Читаем Ада, или Эротиада полностью

Ее соски, теперь вызывающе пунцовые, были окружены нежными темными волосками, которые также предстояло удалить, так как они, по ее словам, unschicklich[203]. Откуда только, недоумевал Ван, выкопала она такое жуткое словцо? Груди ее были прелестны, белые, налитые, но ему почему-то нравились те ее девчоночьи маленькие, нежные бугорочки с неоформившимися, неяркими бутончиками.

Он узнавал уже знакомое, только ей присущее, восхитительное втягивание плоского девичьего живота, его неповторимую «игру», открыто радостные усердия косых мышц, «улыбку» ее пупка, — пользуясь выражением из лексикона любителей танца живота.

Однажды он захватил с собой бритвенный прибор и помог ей счистить три островка растительности на теле.

— Я твой Шехерез, — говорил он, — а ты моя Ада, и вот наш зеленый молельный ковер.

Поездки на тот островок навечно запечатлелись в их памяти о том лете и в таких сплетениях, которые уж не суждено было распутать. Им виделось, как они обнявшись стоят там нагие, в убранстве колышущихся лиственных теней и, глядя, как несет их по течению в красной лодке среди мозаичного колыхания отраженной в воде ряби, машут, машут платками; и это загадочное смешение последовательностей казалось еще странней, так как лодка, все время удаляясь, одновременно к ним приближалась, дробились весла, преломляясь в воде, рябь солнечных бликов устремлялась вспять, подобно тому, как крутятся назад в стробоскопическом эффекте колеса проплывающего мимо карнавального шествия. Время дурачило их, побуждая одного задавать памятный вопрос, вынуждая другого произносить забытый ответ, и как-то раз в ольховой чаще они обнаружили подвязку, бесспорно, принадлежавшую Аде, отрицать этого она не смела, однако Ван знал наверняка, никак не могла она оказаться на Аде тогда, в те летние бесчулочные прогулки на волшебный остров.

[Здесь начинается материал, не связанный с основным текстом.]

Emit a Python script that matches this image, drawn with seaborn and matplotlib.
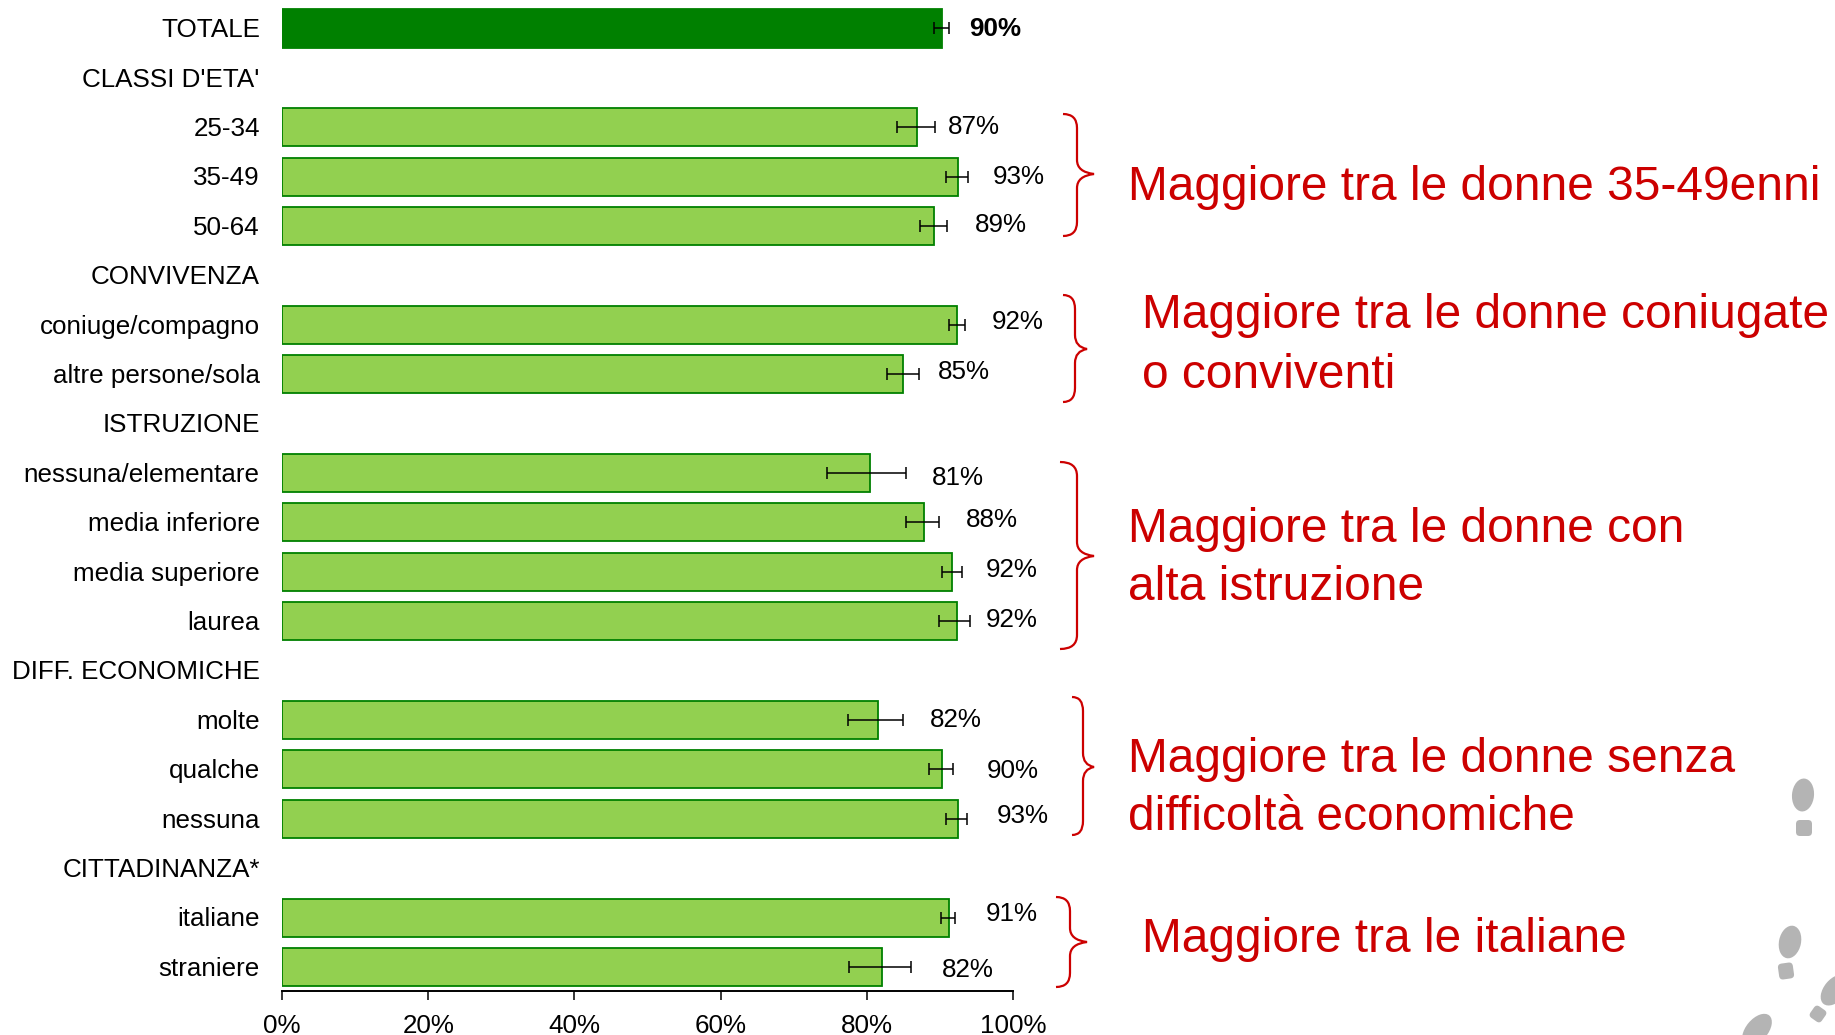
import numpy as np
import pandas as pd
import matplotlib as mpl
mpl.use("Agg")
import matplotlib.pyplot as plt
import seaborn as sns
from matplotlib.patches import Ellipse, FancyBboxPatch, PathPatch
from matplotlib.path import Path
from matplotlib.transforms import Affine2D, ScaledTranslation

labels = ["TOTALE", "CLASSI D'ETA'", "25-34", "35-49", "50-64", "CONVIVENZA",
          "coniuge/compagno", "altre persone/sola", "ISTRUZIONE", "nessuna/elementare",
          "media inferiore", "media superiore", "laurea", "DIFF. ECONOMICHE", "molte",
          "qualche", "nessuna", "CITTADINANZA*", "italiane", "straniere"]
nan = np.nan
values = [90.3, nan, 86.8, 92.5, 89.2, nan, 92.3, 85.0, nan, 80.5,
          87.8, 91.6, 92.3, nan, 81.5, 90.3, 92.5, nan, 91.2, 82.1]
ci_low = [89.2, nan, 84.1, 90.9, 87.3, nan, 91.2, 82.8, nan, 74.6,
          85.4, 90.3, 89.9, nan, 77.4, 88.5, 90.9, nan, 90.1, 77.6]
ci_high = [91.3, nan, 89.3, 93.8, 91.0, nan, 93.5, 87.2, nan, 85.4,
           89.9, 93.0, 94.1, nan, 85.0, 91.8, 93.7, nan, 92.1, 86.0]
value_text = ["90%", "", "87%", "93%", "89%", "", "92%", "85%", "", "81%",
              "88%", "92%", "92%", "", "82%", "90%", "93%", "", "91%", "82%"]
kinds = ["totale"] + ["gruppo"] * 19

# the labels were placed by hand in the original, not at the bar ends
label_x = [97.5, nan, 94.6, 100.8, 98.4, nan, 100.6, 93.3, nan, 92.5,
           97.1, 99.8, 99.8, nan, 92.2, 100.0, 101.3, nan, 99.8, 93.8]
label_dy = [.01, 0, -.01, .01, -.03, 0, -.05, -.05, 0, .11,
            -.05, -.03, -.03, 0, -.01, .04, -.05, 0, -.07, .07]

notes = [(1128, 188, "Maggiore tra le donne 35-49enni"),
         (1142, 316, "Maggiore tra le donne coniugate"),
         (1142, 375, "o conviventi"),
         (1128, 530, "Maggiore tra le donne con"),
         (1128, 587, "alta istruzione"),
         (1128, 759, "Maggiore tra le donne senza"),
         (1128, 817, "difficoltà economiche"),
         (1142, 940, "Maggiore tra le italiane")]
# left, spine, tip, top, middle, bottom
braces = [(1063, 1077, 1094, 114, 174, 236),
          (1063, 1075, 1087, 295, 349, 402),
          (1060, 1077, 1094, 462, 556, 649),
          (1072, 1083, 1094, 697, 767, 835),
          (1056, 1070, 1087, 897, 942, 987)]

W, H = 1835, 1035
RED = "#CC0000"
GREY = "#B4B4B4"

sns.set_theme(style="white")
plt.rcParams['font.family'] = ['Liberation Sans', 'DejaVu Sans']

df = pd.DataFrame({"row": range(len(labels)), "value": values, "kind": kinds})

fig = plt.figure(figsize=(W / 100, H / 100), dpi=100)
pix = Affine2D().scale(1 / W, -1 / H).translate(0, 1) + fig.transFigure
ax = fig.add_axes([282 / W, 1 - 990.7 / H, (1013 - 282) / W, (990.7 - 3.8) / H])

sns.barplot(data=df, x="value", y="row", hue="kind", order=list(range(len(labels))),
            orient="h", dodge=False, width=0.77, saturation=1, errorbar=None, legend=False,
            palette={"totale": "#008000", "gruppo": "#92D050"},
            edgecolor="#008000", linewidth=1.3, ax=ax)

pos = np.arange(len(labels))
vals = np.array(values)
ax.errorbar(vals, pos, xerr=[vals - np.array(ci_low), np.array(ci_high) - vals], fmt="none",
            ecolor="black", elinewidth=1.1, capsize=4, capthick=1.1, zorder=5)

ax.set_xlim(0, 100)
ax.set_ylim(19.48, -0.5)
ax.set_xticks(range(0, 101, 20))
ax.set_xticklabels([f"{t}%" for t in range(0, 101, 20)])
ax.set_yticks(pos)
ax.set_yticklabels(labels)
ax.set_xlabel("")
ax.set_ylabel("")
ax.tick_params(axis="x", length=6.5, width=1.1, color="black", labelsize=18.7, labelcolor="black", pad=10, bottom=True)
ax.tick_params(axis="y", length=0, labelsize=18.7, labelcolor="black", pad=16)
sns.despine(ax=ax, left=True)
ax.spines["bottom"].set_color("black")
ax.spines["bottom"].set_linewidth(1.4)

# category labels sit a little higher than the bar centres
lift = ScaledTranslation(0, 0.5 / 72, fig.dpi_scale_trans)
for lab in ax.get_yticklabels():
    lab.set_transform(lab.get_transform() + lift)

for i, txt in enumerate(value_text):
    if txt:
        ax.text(label_x[i], i + label_dy[i], txt, ha="center", va="center", fontsize=18.7,
                color="black", fontweight="bold" if i == 0 else "normal", clip_on=False)

for x, y, txt in notes:
    fig.text(x, y, txt, transform=pix, color=RED, fontsize=34.5, ha="left", va="center")

for left, spine, tip, top, mid, bot in braces:
    r = 14
    verts = [(left, top), (spine, top), (spine, top + r),
             (spine, mid - r), (spine, mid - 2), (tip, mid),
             (spine, mid + 2), (spine, mid + r),
             (spine, bot - r), (spine, bot), (left, bot)]
    codes = [Path.MOVETO, Path.CURVE3, Path.CURVE3,
             Path.LINETO, Path.CURVE3, Path.CURVE3,
             Path.CURVE3, Path.CURVE3,
             Path.LINETO, Path.CURVE3, Path.CURVE3]
    fig.add_artist(PathPatch(Path(verts, codes), fill=False, edgecolor=RED, linewidth=1.6, transform=pix))

# footprints in the corner of the slide
for x, y, w, h, ang in [(1803, 795, 22, 33, 5), (1790, 942, 22, 33, 12),
                        (1835, 990, 22, 36, 40), (1757, 1030, 22, 38, 40)]:
    fig.add_artist(Ellipse((x, y), w, h, angle=ang, facecolor=GREY, edgecolor="none", transform=pix))
for x, y, w, h, ang in [(1804, 828, 16, 16, 0), (1786, 971, 15, 16, -8), (1818, 1014, 14, 14, 35)]:
    box = FancyBboxPatch((-w / 2, -h / 2), w, h, boxstyle="round,pad=0,rounding_size=4", facecolor=GREY,
                         edgecolor="none", transform=Affine2D().rotate_deg(ang).translate(x, y) + pix)
    fig.add_artist(box)

plt.savefig("out.png", dpi=100)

Ее красивые, сильные ноги, пожалуй, стали длинней, однако по-прежнему хранили ту нимфеточную глянцевую бледность и гибкость. Она и сейчас могла захватить губами большой палец ноги. На подъеме правой ноги и на запястье левой руки у нее были маленькие, не слишком заметные, но вечные и священные родинки, подобные тем, которыми были отмечены его правое запястье и левая ступня. Ада начала было красить ногти «Лаком Шехерезады» (весьма модным увлечением «восьмидесятых»), но так как в вопросах личного туалета грешила неряшливостью и забывчивостью, лак с ногтей облетал, оставляя непристойно светлые пятна, потому Ван посоветовал ей вернуться к «долаковому периоду». В качестве компенсации он купил ей в Ладоре (в этом маленьком прелестном курортном местечке) золотой браслет-цепочку на ногу, но она потеряла цепочку во время одного из их неистовых свиданий и неожиданно ударилась в слезы, стоило Вану сказать, что, мол, ничего, когда-нибудь после другой любовник отыщет.

Ее блистательный ум, ее одаренность. Конечно же, она изменилась за эти четыре года, но и он соответственно менялся в эти годы, так что их мысли и чувства сохраняли обоюдное созвучие, как продолжалось и после, и всегда, сколько б ни было меж ними разлук. Ни в одном не осталось и следа дерзости Wunderkind'а образца 1884 года, но по книжности своего интеллекта оба теперь до абсурдности сильней превосходили своих сверстников, чем в детские годы; собственно говоря, Ада (родившись 21 июля 1872 года) уже закончила частную школу, в то время как Ван, будучи старше на два с половиной года, к концу 1889 года надеялся получить степень магистра. Может, речь Ады и поутратила свой прежний блеск и азарт, и уже проглядывали в ней первые смутные признаки того, что она впоследствии назовет «роковым пустословием» (пустоцветностью), — во всяком случае, в ретроспекции; однако природный ее ум обрел большую глубину, казалось, его внутренние, глубинные, до странности «метэмпирические»[204] (по выражению Вана) токи внутренне усиливали и тем обогащали простейшее выражение ее простейшей мысли. Читала она так же, запоем и без разбора, как и он, однако каждый определял для себя «любимую» тему — он избрал террологическую отрасль психиатрии, она — драматургию (в особенности русскую), и эта «страсть», как считал он, в ее случае была «в масть», но надеялся, что увлечение временно и пройдет. Ее флоромания, увы, еще продолжалась; но после того как в 1886 году д-р Кролик скончался в собственном саду от сердечного удара, она опустила всех своих выживших куколок в гроб, где возлежал он, по ее словам, как in vivo[205], цветущий и румяный.